Task directions -
Everything from the first line down to the line containing "const yDomain = [-4.47, 4.47];" is to be retyped exactly, both ends included, with pictures left out.

Source data -
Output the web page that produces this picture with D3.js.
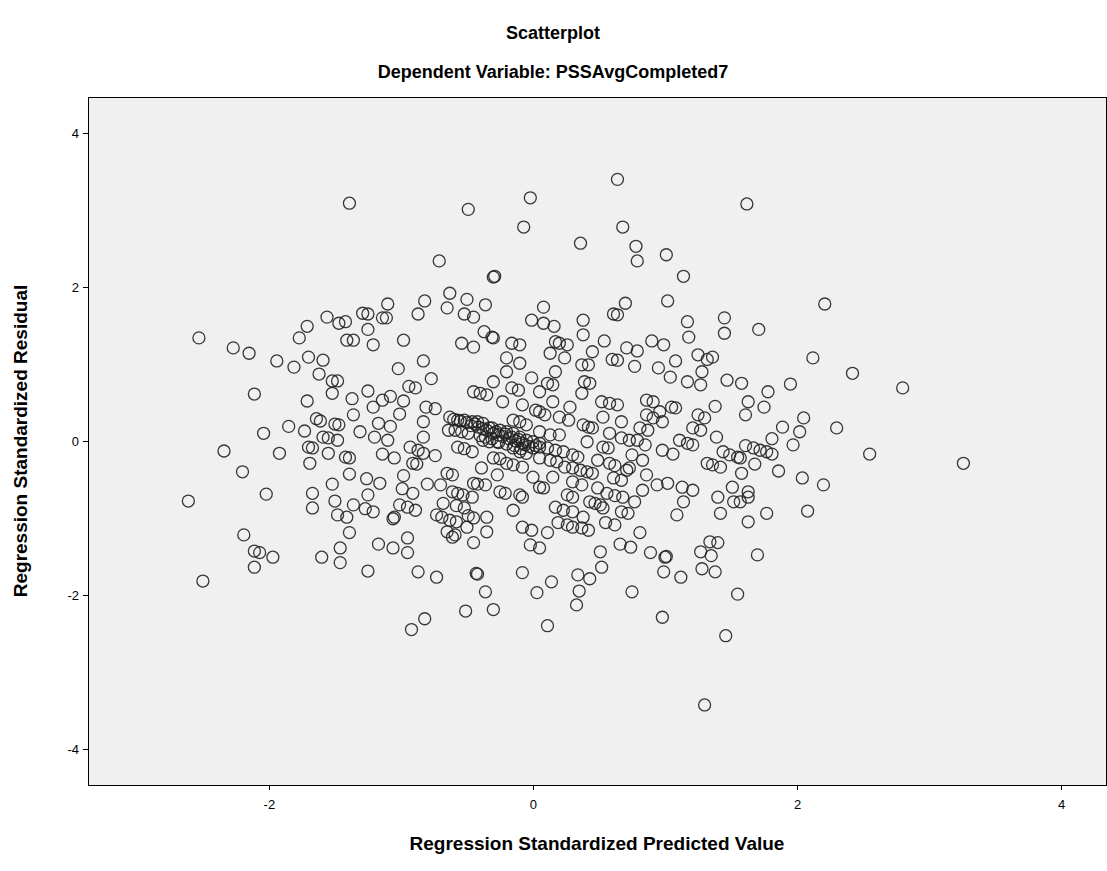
<!DOCTYPE html>
<html>
<head>
<meta charset="utf-8">
<script src="https://cdn.jsdelivr.net/npm/d3@7"></script>
<style>
  html, body { margin: 0; padding: 0; background: #ffffff; }
  svg { display: block; }
  text { font-family: "Liberation Sans", Arial, sans-serif; fill: #000; }
</style>
</head>
<body>
<svg id="chart" width="1107" height="871"></svg>
<script>
const chartTitle = "Scatterplot";
const chartSubtitle = "Dependent Variable: PSSAvgCompleted7";
const xAxisTitle = "Regression Standardized Predicted Value";
const yAxisTitle = "Regression Standardized Residual";
const xTickValues = [-2, 0, 2, 4];
const yTickValues = [-4, -2, 0, 2, 4];
const xDomain = [-3.37, 4.34];
const yDomain = [-4.47, 4.47];

const predicted = [
  0.64,-1.39,-0.49,-0.02,-0.07,0.68,0.36,0.78,0.79,-0.71,
  1.01,-0.30,-0.29,1.14,1.62,2.21,1.71,2.12,1.02,0.70,
  0.61,0.64,0.08,0.08,0.16,0.38,0.38,0.17,0.20,0.26,
  0.54,0.13,0.24,0.45,0.71,0.79,0.90,0.99,1.17,1.18,
  1.45,1.45,1.25,1.32,1.36,1.08,0.60,0.64,-0.20,-0.63,
  -0.82,-1.10,-0.50,-0.36,-0.87,-0.65,-0.52,-0.45,-1.29,-1.25,
  -1.14,-1.11,-1.42,-1.25,-1.41,-1.36,-1.21,-0.98,-0.37,-0.31,
  -0.30,-0.54,-0.45,-0.16,-0.10,-0.01,-0.83,-2.53,-2.27,-2.15,
  -1.94,-1.77,-1.71,-1.56,-1.47,-1.70,-1.59,-1.81,-1.62,-1.52,
  -1.48,-2.11,-1.71,-1.52,-1.64,-1.61,-1.50,-1.47,-1.85,-1.73,
  -2.04,-1.59,-1.55,-1.48,-2.34,-1.92,-1.70,-1.67,-1.55,-1.69,
  -2.20,-1.52,-2.61,-2.02,-1.67,-1.67,-1.50,-1.48,-2.19,-2.50,
  -2.11,-2.07,-1.97,-2.11,-1.60,-1.46,-1.46,-1.17,-1.06,-0.95,
  -0.95,-1.25,-0.87,-0.73,-0.45,-0.61,-0.42,-0.43,-0.36,-0.08,
  -0.02,0.03,-0.51,-0.30,-0.82,-0.92,0.05,0.51,0.66,0.74,
  0.89,1.00,1.01,0.99,1.12,1.27,1.35,1.34,1.40,1.28,
  1.38,0.52,0.34,0.43,0.35,0.33,0.14,0.75,0.11,0.98,
  1.55,1.46,1.30,1.70,2.42,2.80,1.95,1.78,1.58,1.63,
  1.75,1.61,2.05,1.89,2.02,2.30,1.81,1.97,1.61,1.67,
  1.72,1.77,1.81,1.57,2.55,3.26,1.68,1.86,1.58,2.04,
  2.20,1.63,1.63,1.57,1.77,2.08,1.63,0.77,0.95,0.37,
  0.42,0.17,0.11,0.15,0.39,0.43,1.04,1.17,1.27,1.28,
  1.47,0.05,0.37,0.15,0.52,0.58,0.64,0.86,0.91,1.05,
  1.08,0.96,0.28,1.38,0.05,0.09,0.20,0.27,0.53,0.67,
  0.86,0.91,0.98,1.25,1.30,0.81,0.87,0.38,0.42,0.45,
  1.21,1.27,0.58,0.05,0.13,0.20,0.67,0.73,0.79,1.11,
  1.17,1.21,1.39,0.41,0.85,0.05,0.11,0.17,0.23,0.53,
  0.57,0.30,0.34,0.98,1.06,0.75,0.83,1.44,1.49,1.55,
  0.05,0.13,0.18,0.49,0.58,0.62,1.32,1.36,1.42,0.24,
  0.30,0.36,0.41,0.45,0.71,0.73,0.15,0.86,0.05,0.08,
  0.30,0.37,0.61,0.67,0.94,1.02,1.51,0.83,0.49,1.13,
  1.21,0.26,0.30,0.56,0.62,0.68,1.40,1.52,0.43,0.47,
  0.51,0.77,1.14,0.17,0.23,0.30,0.53,0.67,0.72,0.38,
  1.42,1.09,0.19,0.26,0.30,0.37,0.42,0.55,0.62,0.81,
  0.11,-1.02,-0.77,-0.94,-0.89,-1.25,-1.37,-1.08,-1.14,-0.98,
  -1.21,-0.81,-0.74,-1.01,-1.36,-1.17,-1.08,-0.83,-1.31,-1.20,
  -1.10,-0.83,-0.93,-0.87,-0.83,-0.74,-1.14,-1.05,-1.42,-1.39,
  -0.91,-0.88,-1.39,-1.26,-1.16,-0.98,-0.80,-1.25,-0.99,-0.91,
  -1.36,-1.27,-1.21,-1.01,-0.95,-0.89,-1.05,-1.06,-1.41,-1.39,
  -0.45,-0.40,-0.35,-0.30,-0.20,-0.10,-0.01,-0.16,-0.11,-0.23,
  -0.08,0.02,-0.63,-0.57,-0.52,-0.46,-0.42,-0.38,-0.64,-0.59,
  -0.54,-0.49,-0.31,-0.25,-0.20,-0.15,-0.10,-0.05,0.00,0.05,
  -0.15,-0.10,-0.05,-0.38,-0.33,-0.27,-0.57,-0.52,-0.46,-0.15,
  -0.10,-0.05,-0.30,-0.25,-0.20,-0.15,-0.08,-0.39,-0.27,-0.65,
  -0.61,0.00,-0.45,-0.42,-0.36,-0.70,-0.61,-0.57,-0.53,-0.46,
  -0.25,-0.21,-0.10,-0.08,-0.68,-0.58,-0.52,-0.15,-0.73,-0.69,
  -0.63,-0.58,-0.49,-0.45,-0.35,-0.08,-0.01,-0.65,-0.59,-0.35,-0.50,
  -0.60,-0.55,-0.50,-0.47,-0.44,-0.41,-0.38,-0.35,-0.33,-0.30,
  -0.28,-0.26,-0.23,-0.21,-0.18,-0.16,-0.13,-0.11,-0.08,-0.06,
  -0.03,0.00,0.02,-0.40,-0.36,-0.31,-0.26,-0.20,-0.14,-0.09
];

const residual = [
  3.40,3.09,3.01,3.16,2.78,2.78,2.57,2.53,2.34,2.34,
  2.42,2.13,2.14,2.14,3.08,1.78,1.45,1.08,1.82,1.79,
  1.65,1.64,1.74,1.53,1.49,1.57,1.38,1.29,1.27,1.25,
  1.30,1.14,1.08,1.16,1.21,1.17,1.30,1.25,1.55,1.35,
  1.60,1.40,1.12,1.06,1.09,1.04,1.06,1.05,1.08,1.92,
  1.82,1.78,1.84,1.77,1.65,1.73,1.65,1.61,1.66,1.65,
  1.60,1.60,1.55,1.45,1.31,1.31,1.25,1.31,1.42,1.35,
  1.34,1.27,1.22,1.27,1.25,1.57,1.04,1.34,1.21,1.14,
  1.04,1.34,1.49,1.61,1.53,1.09,1.05,0.96,0.87,0.78,
  0.78,0.61,0.52,0.62,0.29,0.26,0.22,0.21,0.19,0.13,
  0.10,0.05,0.04,0.01,-0.13,-0.16,-0.08,-0.09,-0.16,-0.29,
  -0.40,-0.56,-0.78,-0.69,-0.68,-0.87,-0.78,-0.96,-1.22,-1.82,
  -1.43,-1.45,-1.51,-1.64,-1.51,-1.39,-1.58,-1.34,-1.39,-1.45,
  -1.26,-1.69,-1.70,-1.77,-1.32,-1.25,-1.73,-1.72,-1.96,-1.71,
  -1.35,-1.97,-2.21,-2.19,-2.31,-2.45,-1.39,-1.44,-1.34,-1.38,
  -1.45,-1.51,-1.50,-1.70,-1.77,-1.44,-1.49,-1.31,-1.32,-1.66,
  -1.70,-1.64,-1.74,-1.79,-1.95,-2.13,-1.83,-1.96,-2.40,-2.29,
  -1.99,-2.53,-3.43,-1.48,0.88,0.69,0.74,0.64,0.75,0.51,
  0.44,0.34,0.30,0.18,0.12,0.17,0.03,-0.05,-0.06,-0.09,
  -0.12,-0.14,-0.17,-0.22,-0.17,-0.29,-0.30,-0.39,-0.42,-0.48,
  -0.57,-0.66,-0.73,-0.79,-0.94,-0.91,-1.05,0.97,0.95,0.99,
  0.99,0.90,0.75,0.73,0.77,0.75,0.83,0.77,0.73,0.90,
  0.79,0.64,0.62,0.51,0.51,0.49,0.47,0.53,0.51,0.44,
  0.43,0.38,0.44,0.45,0.38,0.34,0.31,0.27,0.31,0.25,
  0.34,0.30,0.25,0.34,0.30,0.17,0.14,0.21,0.18,0.17,
  0.17,0.14,0.10,0.12,0.08,0.08,0.04,0.01,0.01,0.01,
  -0.03,-0.05,0.05,-0.01,-0.05,-0.08,-0.09,-0.12,-0.14,-0.08,
  -0.09,-0.18,-0.21,-0.12,-0.17,-0.18,-0.25,-0.14,-0.18,-0.21,
  -0.22,-0.25,-0.27,-0.25,-0.29,-0.32,-0.29,-0.31,-0.34,-0.34,
  -0.35,-0.38,-0.40,-0.42,-0.38,-0.35,-0.47,-0.44,-0.60,-0.61,
  -0.53,-0.57,-0.48,-0.51,-0.57,-0.55,-0.60,-0.64,-0.61,-0.60,
  -0.64,-0.70,-0.73,-0.68,-0.71,-0.73,-0.73,-0.79,-0.79,-0.81,
  -0.83,-0.79,-0.79,-0.86,-0.90,-0.92,-0.87,-0.92,-0.94,-0.99,
  -0.94,-0.96,-1.06,-1.09,-1.12,-1.13,-1.16,-1.06,-1.09,-1.19,
  -1.19,0.94,0.81,0.71,0.69,0.65,0.55,0.58,0.53,0.52,
  0.44,0.44,0.42,0.35,0.34,0.23,0.19,0.25,0.12,0.05,
  0.01,0.05,-0.08,-0.12,-0.16,-0.19,-0.17,-0.22,-0.21,-0.22,
  -0.29,-0.30,-0.43,-0.49,-0.55,-0.45,-0.56,-0.70,-0.62,-0.68,
  -0.83,-0.88,-0.92,-0.83,-0.86,-0.90,-0.99,-1.01,-0.99,-1.19,
  0.64,0.62,0.60,0.77,0.90,1.01,0.82,0.69,0.66,0.51,
  0.47,0.40,0.31,0.27,0.27,0.25,0.25,0.23,0.14,0.14,
  0.12,0.10,0.17,0.14,0.12,0.10,0.05,0.01,-0.01,-0.03,
  0.27,0.25,0.21,0.01,-0.01,-0.01,-0.08,-0.10,-0.14,-0.09,
  -0.14,-0.16,-0.22,-0.23,-0.29,-0.31,-0.34,-0.35,-0.44,-0.42,
  -0.44,-0.47,-0.55,-0.56,-0.57,-0.57,-0.66,-0.68,-0.70,-0.73,
  -0.66,-0.68,-0.70,-0.73,-0.81,-0.84,-0.87,-0.90,-0.96,-0.99,
  -1.03,-1.05,-0.97,-1.00,-0.99,-1.12,-1.16,-1.18,-1.22,-1.18,-1.12,
  0.28,0.26,0.24,0.20,0.22,0.18,0.16,0.14,0.17,0.10,
  0.12,0.08,0.06,0.09,0.03,0.05,0.00,0.02,-0.03,-0.05,
  -0.07,-0.09,-0.06,0.07,0.05,0.03,-0.02,-0.04,-0.06,-0.10
];

const n = Math.min(predicted.length, residual.length);
const points = d3.range(n).map(i => ({ x: predicted[i], y: residual[i] }));

const svg = d3.select("#chart");
const plot = { left: 88, right: 1106, top: 97, bottom: 785 };

const x = d3.scaleLinear().domain(xDomain).range([plot.left, plot.right]);
const y = d3.scaleLinear().domain(yDomain).range([plot.bottom, plot.top]);

// background
svg.append("rect")
  .attr("x", plot.left).attr("y", plot.top)
  .attr("width", plot.right - plot.left).attr("height", plot.bottom - plot.top)
  .attr("fill", "#f0f0f0")
  .attr("stroke", "#000").attr("stroke-width", 1)
  .attr("shape-rendering", "crispEdges");

// points
svg.append("g")
  .selectAll("circle")
  .data(points)
  .join("circle")
  .attr("cx", d => x(d.x))
  .attr("cy", d => y(d.y))
  .attr("r", 6)
  .attr("fill", "none")
  .attr("stroke", "#222")
  .attr("stroke-width", 1.3)
  .attr("stroke-opacity", 0.9);

// axes (plain hyphen-minus in labels, as in the reference)
const fmt = d => String(d);
const xAxis = d3.axisBottom(x).tickValues(xTickValues).tickSize(5).tickPadding(10).tickFormat(fmt);
const yAxis = d3.axisLeft(y).tickValues(yTickValues).tickSize(5).tickPadding(4).tickFormat(fmt);

const gx = svg.append("g").attr("transform", `translate(0,${plot.bottom})`).call(xAxis);
const gy = svg.append("g").attr("transform", `translate(${plot.left},0)`).call(yAxis);
[gx, gy].forEach(g => {
  g.select(".domain").remove();
  g.selectAll(".tick line").attr("stroke", "#000").attr("shape-rendering", "crispEdges");
  g.selectAll(".tick text")
    .attr("font-family", "'Liberation Sans', Arial, sans-serif")
    .attr("font-size", 13).attr("fill", "#000");
});

// titles
svg.append("text")
  .attr("x", 553).attr("y", 39)
  .attr("text-anchor", "middle")
  .attr("font-size", 18).attr("font-weight", "bold")
  .text(chartTitle);
svg.append("text")
  .attr("x", 553).attr("y", 78)
  .attr("text-anchor", "middle")
  .attr("font-size", 18).attr("font-weight", "bold")
  .text(chartSubtitle);
svg.append("text")
  .attr("x", (plot.left + plot.right) / 2).attr("y", 850)
  .attr("text-anchor", "middle")
  .attr("font-size", 19).attr("font-weight", "bold")
  .text(xAxisTitle);
svg.append("text")
  .attr("transform", `translate(27,${(plot.top + plot.bottom) / 2}) rotate(-90)`)
  .attr("text-anchor", "middle")
  .attr("font-size", 19).attr("font-weight", "bold")
  .text(yAxisTitle);
</script>
</body>
</html>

Response to the exercise -
Output the web page that produces this picture with D3.js.
<!DOCTYPE html>
<html>
<head>
<meta charset="utf-8">
<script src="https://cdn.jsdelivr.net/npm/d3@7"></script>
<style>
  html, body { margin: 0; padding: 0; background: #ffffff; }
  svg { display: block; }
  text { font-family: "Liberation Sans", Arial, sans-serif; fill: #000; }
</style>
</head>
<body>
<svg id="chart" width="1107" height="871"></svg>
<script>
const chartTitle = "Scatterplot";
const chartSubtitle = "Dependent Variable: PSSAvgCompleted7";
const xAxisTitle = "Regression Standardized Predicted Value";
const yAxisTitle = "Regression Standardized Residual";
const xTickValues = [-2, 0, 2, 4];
const yTickValues = [-4, -2, 0, 2, 4];
const xDomain = [-3.37, 4.34];
const yDomain = [-4.47, 4.47];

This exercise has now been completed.